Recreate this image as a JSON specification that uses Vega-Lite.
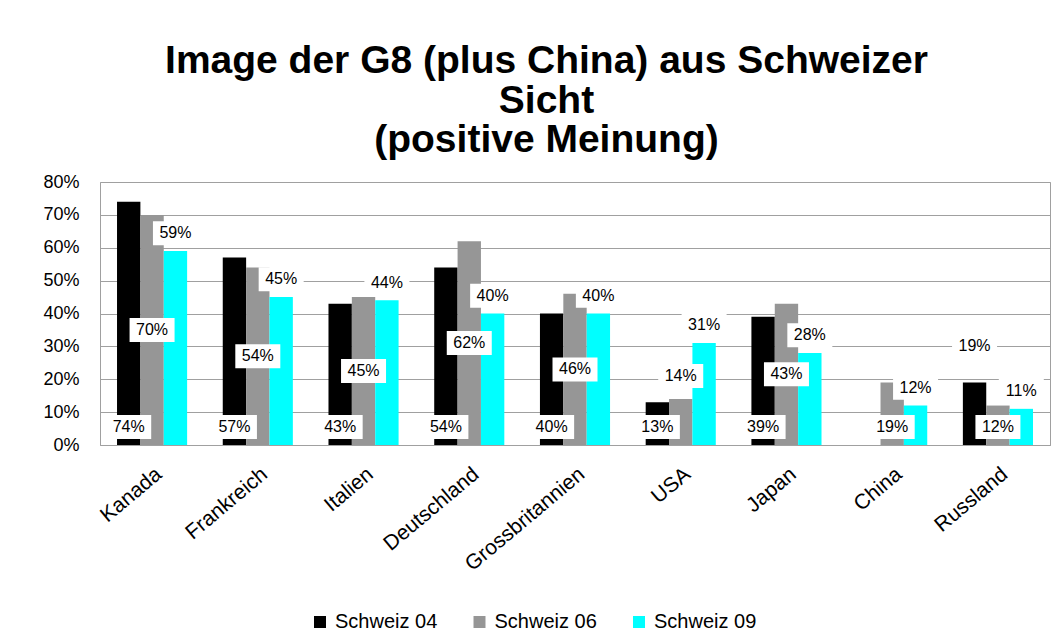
{
  "$schema": "https://vega.github.io/schema/vega-lite/v6.json",
  "width": 950,
  "height": 263,
  "autosize": {"type": "none"},
  "padding": {"left": 100, "top": 182, "right": 13, "bottom": 198},
  "background": "white",
  "config": {
    "font": "Liberation Sans",
    "view": {"stroke": "#a0a0a0", "strokeWidth": 1},
    "axisY": {
      "title": null,
      "values": [0, 10, 20, 30, 40, 50, 60, 70, 80],
      "labelExpr": "datum.value + '%'",
      "labelFontSize": 18,
      "labelColor": "black",
      "labelPadding": 21,
      "labelOverlap": false,
      "ticks": false,
      "domain": false,
      "grid": true,
      "gridColor": "#a0a0a0",
      "gridOpacity": 1
    }
  },
  "title": {
    "text": ["Image der G8 (plus China) aus Schweizer", "Sicht", "(positive Meinung)"],
    "font": "Liberation Sans",
    "fontSize": 39,
    "fontWeight": "bold",
    "lineHeight": 39.5,
    "color": "black",
    "anchor": "middle",
    "frame": "bounds",
    "offset": 13
  },
  "data": {
    "values": [
      {"country": "Kanada", "series": "Schweiz 04", "value": 74},
      {"country": "Kanada", "series": "Schweiz 06", "value": 70},
      {"country": "Kanada", "series": "Schweiz 09", "value": 59},
      {"country": "Frankreich", "series": "Schweiz 04", "value": 57},
      {"country": "Frankreich", "series": "Schweiz 06", "value": 54},
      {"country": "Frankreich", "series": "Schweiz 09", "value": 45},
      {"country": "Italien", "series": "Schweiz 04", "value": 43},
      {"country": "Italien", "series": "Schweiz 06", "value": 45},
      {"country": "Italien", "series": "Schweiz 09", "value": 44},
      {"country": "Deutschland", "series": "Schweiz 04", "value": 54},
      {"country": "Deutschland", "series": "Schweiz 06", "value": 62},
      {"country": "Deutschland", "series": "Schweiz 09", "value": 40},
      {"country": "Grossbritannien", "series": "Schweiz 04", "value": 40},
      {"country": "Grossbritannien", "series": "Schweiz 06", "value": 46},
      {"country": "Grossbritannien", "series": "Schweiz 09", "value": 40},
      {"country": "USA", "series": "Schweiz 04", "value": 13},
      {"country": "USA", "series": "Schweiz 06", "value": 14},
      {"country": "USA", "series": "Schweiz 09", "value": 31},
      {"country": "Japan", "series": "Schweiz 04", "value": 39},
      {"country": "Japan", "series": "Schweiz 06", "value": 43},
      {"country": "Japan", "series": "Schweiz 09", "value": 28},
      {"country": "China", "series": "Schweiz 06", "value": 19},
      {"country": "China", "series": "Schweiz 09", "value": 12},
      {"country": "Russland", "series": "Schweiz 04", "value": 19},
      {"country": "Russland", "series": "Schweiz 06", "value": 12},
      {"country": "Russland", "series": "Schweiz 09", "value": 11}
    ]
  },
  "transform": [
    {"calculate": "datum.series == 'Schweiz 09' ? datum.value + 5.4 : datum.series == 'Schweiz 04' ? (datum.country == 'Russland' ? datum.value + 11 : 5.5) : (datum.country == 'China' || datum.country == 'Russland' ? 5.5 : datum.country == 'USA' ? datum.value + 7 : datum.value / 2)", "as": "labelY"},
    {"calculate": "datum.value + '%'", "as": "label"}
  ],
  "encoding": {
    "x": {
      "field": "country",
      "type": "nominal",
      "sort": ["Kanada", "Frankreich", "Italien", "Deutschland", "Grossbritannien", "USA", "Japan", "China", "Russland"],
      "scale": {"paddingInner": 0.337, "paddingOuter": 0.161},
      "axis": {
        "title": null,
        "labelAngle": -40,
        "labelFontSize": 21,
        "labelColor": "black",
        "labelPadding": 18,
        "ticks": false,
        "domainColor": "#a0a0a0"
      }
    },
    "xOffset": {
      "field": "series",
      "type": "nominal",
      "sort": ["Schweiz 04", "Schweiz 06", "Schweiz 09"],
      "scale": {"paddingInner": 0, "paddingOuter": 0}
    }
  },
  "layer": [
    {
      "mark": {"type": "bar"},
      "encoding": {
        "y": {
          "field": "value",
          "type": "quantitative",
          "scale": {"domain": [0, 80], "nice": false},
          "axis": {"title": null, "values": [0, 10, 20, 30, 40, 50, 60, 70, 80]}
        },
        "color": {
          "field": "series",
          "type": "nominal",
          "scale": {"domain": ["Schweiz 04", "Schweiz 06", "Schweiz 09"], "range": ["#000000", "#969696", "#00ffff"]},
          "legend": {
            "title": null,
            "orient": "none",
            "legendX": 210,
            "legendY": 430,
            "direction": "horizontal",
            "symbolType": "square",
            "symbolSize": 144,
            "symbolStrokeWidth": 0,
            "labelFontSize": 20,
            "labelColor": "black",
            "labelOffset": 5,
            "columnPadding": 31.5
          }
        }
      }
    },
    {
      "mark": {"type": "point", "shape": "M-1,-0.533L1,-0.533L1,0.533L-1,0.533Z", "filled": true, "color": "white", "opacity": 1, "size": 2025, "strokeWidth": 0},
      "encoding": {
        "y": {"field": "labelY", "type": "quantitative", "axis": {"title": null, "values": [0, 10, 20, 30, 40, 50, 60, 70, 80]}}
      }
    },
    {
      "mark": {"type": "text", "fontSize": 16, "color": "black", "align": "center", "baseline": "middle"},
      "encoding": {
        "y": {"field": "labelY", "type": "quantitative", "axis": {"title": null, "values": [0, 10, 20, 30, 40, 50, 60, 70, 80]}},
        "text": {"field": "label"}
      }
    }
  ]
}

*PROBLEM TO SOLVE*.
Exclude the pictures, and transcribe all of the material exactly.

*CORRECT RESULT*.
Recreate this image as a JSON specification that uses Vega-Lite.
{
  "$schema": "https://vega.github.io/schema/vega-lite/v6.json",
  "width": 950,
  "height": 263,
  "autosize": {"type": "none"},
  "padding": {"left": 100, "top": 182, "right": 13, "bottom": 198},
  "background": "white",
  "config": {
    "font": "Liberation Sans",
    "view": {"stroke": "#a0a0a0", "strokeWidth": 1},
    "axisY": {
      "title": null,
      "values": [0, 10, 20, 30, 40, 50, 60, 70, 80],
      "labelExpr": "datum.value + '%'",
      "labelFontSize": 18,
      "labelColor": "black",
      "labelPadding": 21,
      "labelOverlap": false,
      "ticks": false,
      "domain": false,
      "grid": true,
      "gridColor": "#a0a0a0",
      "gridOpacity": 1
    }
  },
  "title": {
    "text": ["Image der G8 (plus China) aus Schweizer", "Sicht", "(positive Meinung)"],
    "font": "Liberation Sans",
    "fontSize": 39,
    "fontWeight": "bold",
    "lineHeight": 39.5,
    "color": "black",
    "anchor": "middle",
    "frame": "bounds",
    "offset": 13
  },
  "data": {
    "values": [
      {"country": "Kanada", "series": "Schweiz 04", "value": 74},
      {"country": "Kanada", "series": "Schweiz 06", "value": 70},
      {"country": "Kanada", "series": "Schweiz 09", "value": 59},
      {"country": "Frankreich", "series": "Schweiz 04", "value": 57},
      {"country": "Frankreich", "series": "Schweiz 06", "value": 54},
      {"country": "Frankreich", "series": "Schweiz 09", "value": 45},
      {"country": "Italien", "series": "Schweiz 04", "value": 43},
      {"country": "Italien", "series": "Schweiz 06", "value": 45},
      {"country": "Italien", "series": "Schweiz 09", "value": 44},
      {"country": "Deutschland", "series": "Schweiz 04", "value": 54},
      {"country": "Deutschland", "series": "Schweiz 06", "value": 62},
      {"country": "Deutschland", "series": "Schweiz 09", "value": 40},
      {"country": "Grossbritannien", "series": "Schweiz 04", "value": 40},
      {"country": "Grossbritannien", "series": "Schweiz 06", "value": 46},
      {"country": "Grossbritannien", "series": "Schweiz 09", "value": 40},
      {"country": "USA", "series": "Schweiz 04", "value": 13},
      {"country": "USA", "series": "Schweiz 06", "value": 14},
      {"country": "USA", "series": "Schweiz 09", "value": 31},
      {"country": "Japan", "series": "Schweiz 04", "value": 39},
      {"country": "Japan", "series": "Schweiz 06", "value": 43},
      {"country": "Japan", "series": "Schweiz 09", "value": 28},
      {"country": "China", "series": "Schweiz 06", "value": 19},
      {"country": "China", "series": "Schweiz 09", "value": 12},
      {"country": "Russland", "series": "Schweiz 04", "value": 19},
      {"country": "Russland", "series": "Schweiz 06", "value": 12},
      {"country": "Russland", "series": "Schweiz 09", "value": 11}
    ]
  },
  "transform": [
    {"calculate": "datum.series == 'Schweiz 09' ? datum.value + 5.4 : datum.series == 'Schweiz 04' ? (datum.country == 'Russland' ? datum.value + 11 : 5.5) : (datum.country == 'China' || datum.country == 'Russland' ? 5.5 : datum.country == 'USA' ? datum.value + 7 : datum.value / 2)", "as": "labelY"},
    {"calculate": "datum.value + '%'", "as": "label"}
  ],
  "encoding": {
    "x": {
      "field": "country",
      "type": "nominal",
      "sort": ["Kanada", "Frankreich", "Italien", "Deutschland", "Grossbritannien", "USA", "Japan", "China", "Russland"],
      "scale": {"paddingInner": 0.337, "paddingOuter": 0.161},
      "axis": {
        "title": null,
        "labelAngle": -40,
        "labelFontSize": 21,
        "labelColor": "black",
        "labelPadding": 18,
        "ticks": false,
        "domainColor": "#a0a0a0"
      }
    },
    "xOffset": {
      "field": "series",
      "type": "nominal",
      "sort": ["Schweiz 04", "Schweiz 06", "Schweiz 09"],
      "scale": {"paddingInner": 0, "paddingOuter": 0}
    }
  },
  "layer": [
    {
      "mark": {"type": "bar"},
      "encoding": {
        "y": {
          "field": "value",
          "type": "quantitative",
          "scale": {"domain": [0, 80], "nice": false},
          "axis": {"title": null, "values": [0, 10, 20, 30, 40, 50, 60, 70, 80]}
        },
        "color": {
          "field": "series",
          "type": "nominal",
          "scale": {"domain": ["Schweiz 04", "Schweiz 06", "Schweiz 09"], "range": ["#000000", "#969696", "#00ffff"]},
          "legend": {
            "title": null,
            "orient": "none",
            "legendX": 210,
            "legendY": 430,
            "direction": "horizontal",
            "symbolType": "square",
            "symbolSize": 144,
            "symbolStrokeWidth": 0,
            "labelFontSize": 20,
            "labelColor": "black",
            "labelOffset": 5,
            "columnPadding": 31.5
          }
        }
      }
    },
    {
      "mark": {"type": "point", "shape": "M-1,-0.533L1,-0.533L1,0.533L-1,0.533Z", "filled": true, "color": "white", "opacity": 1, "size": 2025, "strokeWidth": 0},
      "encoding": {
        "y": {"field": "labelY", "type": "quantitative", "axis": {"title": null, "values": [0, 10, 20, 30, 40, 50, 60, 70, 80]}}
      }
    },
    {
      "mark": {"type": "text", "fontSize": 16, "color": "black", "align": "center", "baseline": "middle"},
      "encoding": {
        "y": {"field": "labelY", "type": "quantitative", "axis": {"title": null, "values": [0, 10, 20, 30, 40, 50, 60, 70, 80]}},
        "text": {"field": "label"}
      }
    }
  ]
}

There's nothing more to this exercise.